When he first came up to London, on his way money being short, necessity compelled him to steal a pair of tongs at Pershore in Worcestershire, for which he was sent to Worcester Jail; and at the assizes held there, the matter of fact being plainly proved against him, the judge directed the jury to bring him in guilty only of petty larceny; and accordingly, giving in their verdict guilty to the value of tenpence, he came off with crying carrots and turnips, a term which rogues use for whipping at the cart's tail.

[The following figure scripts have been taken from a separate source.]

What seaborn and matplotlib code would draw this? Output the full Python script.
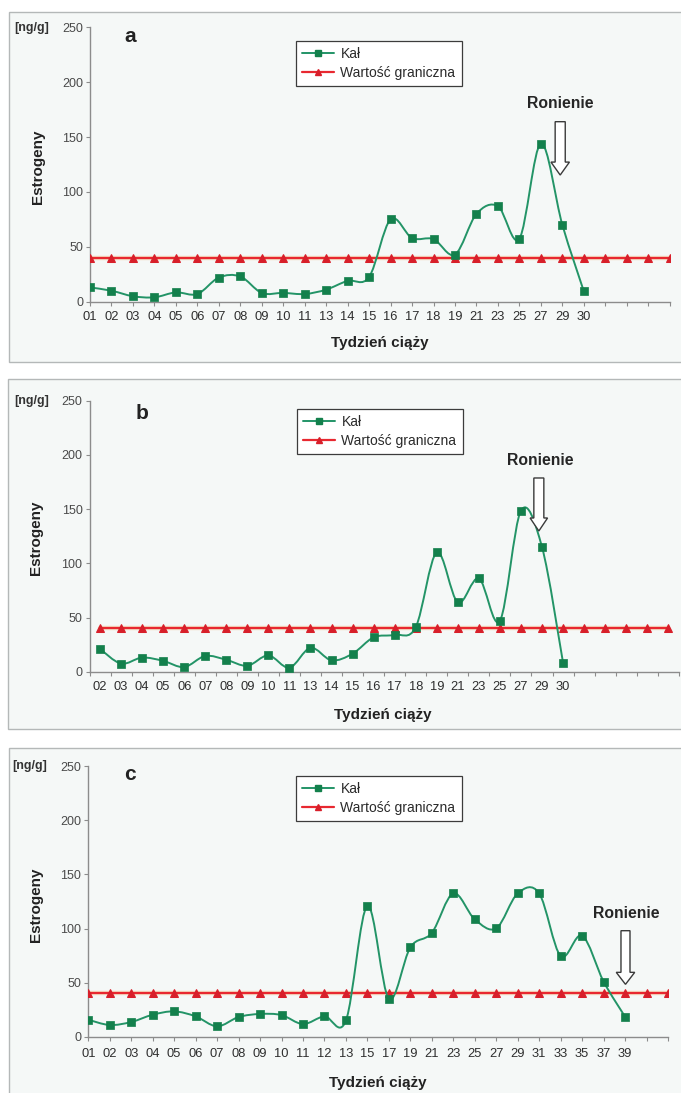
import numpy as np
import matplotlib
matplotlib.use("Agg")
import matplotlib.pyplot as plt
from matplotlib.path import Path
from matplotlib.patches import PathPatch, Rectangle, FancyArrow
from matplotlib.lines import Line2D
import seaborn as sns

# ---------------- data ----------------
weeks_a = ["01", "02", "03", "04", "05", "06", "07", "08", "09", "10", "11", "13",
           "14", "15", "16", "17", "18", "19", "21", "23", "25", "27", "29", "30"]
kal_a = [13, 10, 5, 4, 8.5, 7, 22, 23, 8, 8, 7, 11,
         19, 22.5, 75, 58, 57, 43, 80, 87, 57.5, 144, 70, 9.5]

weeks_b = ["02", "03", "04", "05", "06", "07", "08", "09", "10", "11", "13", "14",
           "15", "16", "17", "18", "19", "21", "23", "25", "27", "29", "30"]
kal_b = [21, 7.5, 13, 10, 4.3, 14.5, 11, 5.5, 15, 3.7, 22, 10.5,
         16.6, 31.7, 34, 41, 110, 64, 86, 47, 148.5, 115, 8.3]

weeks_c = ["01", "02", "03", "04", "05", "06", "07", "08", "09", "10", "11", "12", "13",
           "15", "17", "19", "21", "23", "25", "27", "29", "31", "33", "35", "37", "39"]
kal_c = [15.7, 10.8, 13.6, 20.3, 23.4, 18.8, 9.6, 18.2, 21, 20, 11.7, 18.8, 15,
         121, 35, 82.6, 96, 132.5, 108.5, 100.2, 132.5, 132.5, 74.6, 93.4, 51, 18.5]

threshold_value = 40          # "Wartość graniczna"
n_slots = 28                  # number of category slots on each x axis
series_names = ["Kał", "Wartość graniczna"]
panel_letters = ["a", "b", "c"]

# ---------------- style ----------------
sns.set_theme(style="white")
plt.rcParams["font.family"] = ["Liberation Sans", "DejaVu Sans"]

GREEN_LINE = "#239467"
GREEN_MARK = "#13804c"
RED_LINE = "#e82830"
RED_MARK = "#d81f2a"
AXIS_COL = "#8c8c8c"
TEXT_COL = "#2e2e2e"
PANEL_BG = "#f5f8f7"

W, H = 681, 1093
fig = plt.figure(figsize=(W / 100, H / 100), dpi=100, facecolor="white")


def fx(px):
    return px / W


def fy(py):
    return 1 - py / H


def smooth_path(x, y):
    pts = np.column_stack([x, y]).astype(float)
    n = len(pts)
    verts = [pts[0]]
    codes = [Path.MOVETO]
    for i in range(n - 1):
        p0 = pts[i - 1] if i > 0 else pts[i]
        p1 = pts[i]
        p2 = pts[i + 1]
        p3 = pts[i + 2] if i + 2 < n else pts[i + 1]
        c1 = p1 + (p2 - p0) / 6.0
        c2 = p2 - (p3 - p1) / 6.0
        verts += [c1, c2, p2]
        codes += [Path.CURVE4] * 3
    return Path(verts, codes)


panels = [
    dict(weeks=weeks_a, kal=kal_a, between=False, xpad=4.0,
         frame=(8.5, 11.5, 690, 350), ax=(90, 27.3, 669.7, 301.7),
         letter=(130, 42.5), ylab=(38, 167), xlab=(380, 343),
         legend=(296, 41), arrow=(21.9, 164, 115.4, 11.8, 0.47, 0.86),
         ron=(21.9, 181), unit=(32, 28)),
    dict(weeks=weeks_b, kal=kal_b, between=True, xpad=6.5,
         frame=(8, 379, 690, 349.5), ax=(89.5, 400.7, 678.8, 671.7),
         letter=(142, 419.3), ylab=(36, 538), xlab=(383, 715.5),
         legend=(297, 409), arrow=(20.85, 178.7, 129.8, 12.0, 0.475, 0.83),
         ron=(20.9, 195), unit=(32, 401)),
    dict(weeks=weeks_c, kal=kal_c, between=False, xpad=5.0,
         frame=(8.5, 748.3, 690, 360), ax=(88.3, 766.3, 668, 1036.7),
         letter=(130, 780), ylab=(36, 905), xlab=(378, 1082.5),
         legend=(296, 776), arrow=(25.02, 98, 48.4, 11.1, 0.42, 0.86),
         ron=(25.05, 114), unit=(30, 766.5)),
]

for k, p in enumerate(panels):
    # panel background frame
    fx0, fy0, fw, fh = p["frame"]
    fig.patches.append(Rectangle((fx(fx0), fy(fy0 + fh)), fw / W, fh / H,
                                 transform=fig.transFigure, facecolor=PANEL_BG,
                                 edgecolor="#b4b8b8", linewidth=1.0, zorder=-10))

    x0, y0, x1, y1 = p["ax"]
    ax = fig.add_axes([fx(x0), fy(y1), (x1 - x0) / W, (y1 - y0) / H])
    ax.set_zorder(2)
    ax.set_facecolor("none")
    ax.patch.set_alpha(0)

    pos_all = np.arange(n_slots)
    thr = np.full(n_slots, threshold_value, dtype=float)
    # threshold line with a faint warm halo, as in the scan
    ax.plot(pos_all, thr, color="#f4a860", lw=3.2, alpha=0.35, zorder=2)
    sns.lineplot(x=pos_all, y=thr, ax=ax, color=RED_LINE, lw=1.6,
                 marker="^", markersize=5.2, markerfacecolor=RED_MARK,
                 markeredgecolor=RED_MARK, zorder=3)

    kal = np.asarray(p["kal"], dtype=float)
    pos = np.arange(len(kal))
    ax.add_patch(PathPatch(smooth_path(pos, kal), facecolor="none",
                           edgecolor=GREEN_LINE, lw=1.4, zorder=4))
    sns.scatterplot(x=pos, y=kal, ax=ax, marker="s", s=30, color=GREEN_MARK,
                    edgecolor=GREEN_MARK, linewidth=0.5, zorder=5)

    # axes
    ax.set_ylim(0, 250)
    if p["between"]:
        ax.set_xlim(-0.5, n_slots - 0.5)
    else:
        ax.set_xlim(0, n_slots - 1)
    ax.set_yticks([0, 50, 100, 150, 200, 250])
    ax.set_yticklabels(["0", "50", "100", "150", "200", "250"])
    labels = list(p["weeks"]) + [""] * (n_slots - len(p["weeks"]))
    ax.set_xticks(pos_all)
    ax.set_xticklabels(labels)
    if p["between"]:
        ax.set_xticks(np.arange(-0.5, n_slots, 1.0), minor=True)
        ax.tick_params(axis="x", which="major", length=0, pad=p["xpad"])
        ax.tick_params(axis="x", which="minor", length=3, width=0.8,
                       color=AXIS_COL, direction="out", bottom=True)
    else:
        ax.tick_params(axis="x", which="major", length=3, width=0.8,
                       color=AXIS_COL, direction="out", pad=p["xpad"])
    ax.tick_params(axis="y", length=3, width=0.8, color=AXIS_COL,
                   direction="out", pad=2, left=True)
    ax.tick_params(axis="x", labelsize=9.3, labelcolor=TEXT_COL, bottom=True)
    ax.tick_params(axis="y", labelsize=9.0, labelcolor="#4a4a4a")
    for side in ["top", "right"]:
        ax.spines[side].set_visible(False)
    for side in ["left", "bottom"]:
        ax.spines[side].set_color(AXIS_COL)
        ax.spines[side].set_linewidth(1.0)
    ax.set_xlabel("")
    ax.set_ylabel("")

    # texts
    fig.text(fx(p["unit"][0]), fy(p["unit"][1]), "[ng/g]", fontsize=9,
             fontweight="bold", color="#333333", ha="center", va="center")
    fig.text(fx(p["letter"][0]), fy(p["letter"][1]), panel_letters[k],
             fontsize=15, fontweight="bold", color="#222222",
             ha="center", va="baseline")
    fig.text(fx(p["ylab"][0]), fy(p["ylab"][1]), "Estrogeny", fontsize=11,
             fontweight="bold", rotation=90, color="#222222",
             ha="center", va="center")
    fig.text(fx(p["xlab"][0]), fy(p["xlab"][1]), "Tydzień ciąży", fontsize=11,
             fontweight="bold", color="#222222", ha="center", va="center")

    # abortion arrow
    axc, ytop, ytip, hl, sw, hw = p["arrow"]
    ax.add_patch(FancyArrow(axc, ytop, 0, -(ytop - ytip), width=sw,
                            head_width=hw, head_length=hl,
                            length_includes_head=True, facecolor="white",
                            edgecolor="#3a3a3a", linewidth=1.0, zorder=6,
                            clip_on=False))
    ax.text(p["ron"][0], p["ron"][1], "Ronienie", fontsize=11.3,
            fontweight="bold", color="#262626", ha="center", va="center")

    # legend
    handles = [
        Line2D([], [], color=GREEN_LINE, lw=1.4, marker="s", markersize=5,
               markerfacecolor=GREEN_MARK, markeredgecolor=GREEN_MARK),
        Line2D([], [], color=RED_LINE, lw=1.6, marker="^", markersize=5,
               markerfacecolor=RED_MARK, markeredgecolor=RED_MARK),
    ]
    lx, ly = p["legend"]
    leg = ax.legend(handles, series_names, loc="upper left",
                    bbox_to_anchor=(fx(lx), fy(ly)),
                    bbox_transform=fig.transFigure, frameon=True,
                    fancybox=False, framealpha=1, facecolor="white",
                    edgecolor="#3c3c3c", fontsize=10, handlelength=2.3,
                    handletextpad=0.45, borderpad=0.45, labelspacing=0.32,
                    borderaxespad=0)
    leg.get_frame().set_linewidth(0.9)
    for t in leg.get_texts():
        t.set_color("#2a2a2a")

fig.savefig("out.png", dpi=100, facecolor="white")
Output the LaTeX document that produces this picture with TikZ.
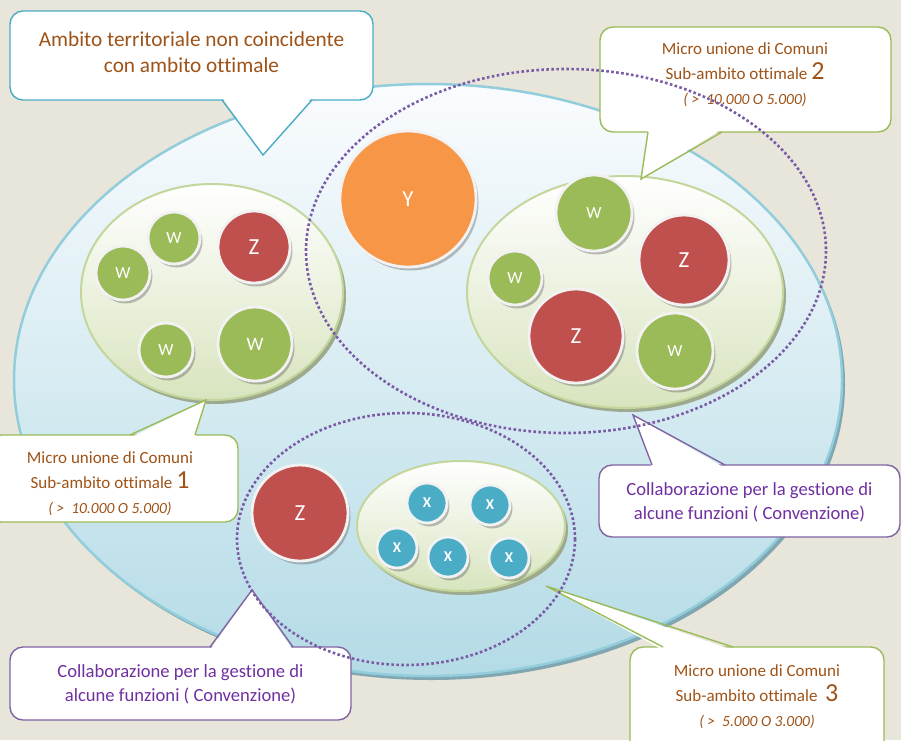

After this introduction to further villainy, Dick Hughes, coming up to London, soon became acquainted with the most celebrated villains in this famous metropolis, especially with one Thomas Lawson, alias Browning, a tripe man, who was hanged at Tyburn on Tuesday, the 27th of May, 1712, for felony and burglary, in robbing the house of one Mr Hunt, at Hackney.
In a very short time he became noted for his several robberies; but at last, breaking open a victualling-house at Lambeth, and taking from thence only the value of three shillings, because he could find no more, he was tried and condemned for that fact at the assizes held at Kingston-upon-Thames; but was then reprieved, and afterwards pleaded his pardon at the same place.
Now being again at liberty, instead of becoming a new man he became rather worse than before, breaking open and robbing several houses, at Tottenham Cross, Harrow-on-the-Hill, a gentlewoman's house at Hackney, a gentleman's at Hammersmith, a minister's near Kingston- upon-Thames, a tobacconist's house in Red Cross Street, and a house on Hounslow Heath.
Burglaries being the masterpiece of Dick Hughes's villainy, he went chiefly on them; till at last, breaking open and robbing the house of one Mr George Clark, at Twickenham, he was apprehended for this fact, and committed to Newgate.
Whilst he lay under condemnation, his wife, to whom he had been married in the Fleet Prison, constantly visited him at chapel. She was a very honest woman, and had such an extraordinary kindness for her husband under his great afflictions that when he went to be hanged at Tyburn, on Friday, the 24th of June, 1709, she met him at St Giles's Pound, where, the cart stopping, she stepped up to him, and whispering in his ear, said: "My dear, who must find the rope that's to hang you - me or the sheriff?"
Her husband replied: "The sheriff, honey; for who's obliged to find him tools to do his work?"
"Ah!" replied his wife, "I wish I had known so much before; it would have saved me twopence, for I have been and bought one already."
"Well, well," said Dick again, "perhaps it mayn't be lost, for it may serve a second husband."
"Yes," quoth his wife, "if I have any luck in good husbands, so it may."
Then, the cart driving on to Hyde Park Corner, this notorious villain ended his days there, in the thirtieth year of his age; and was after anatomised at Surgeons' Hall, in London.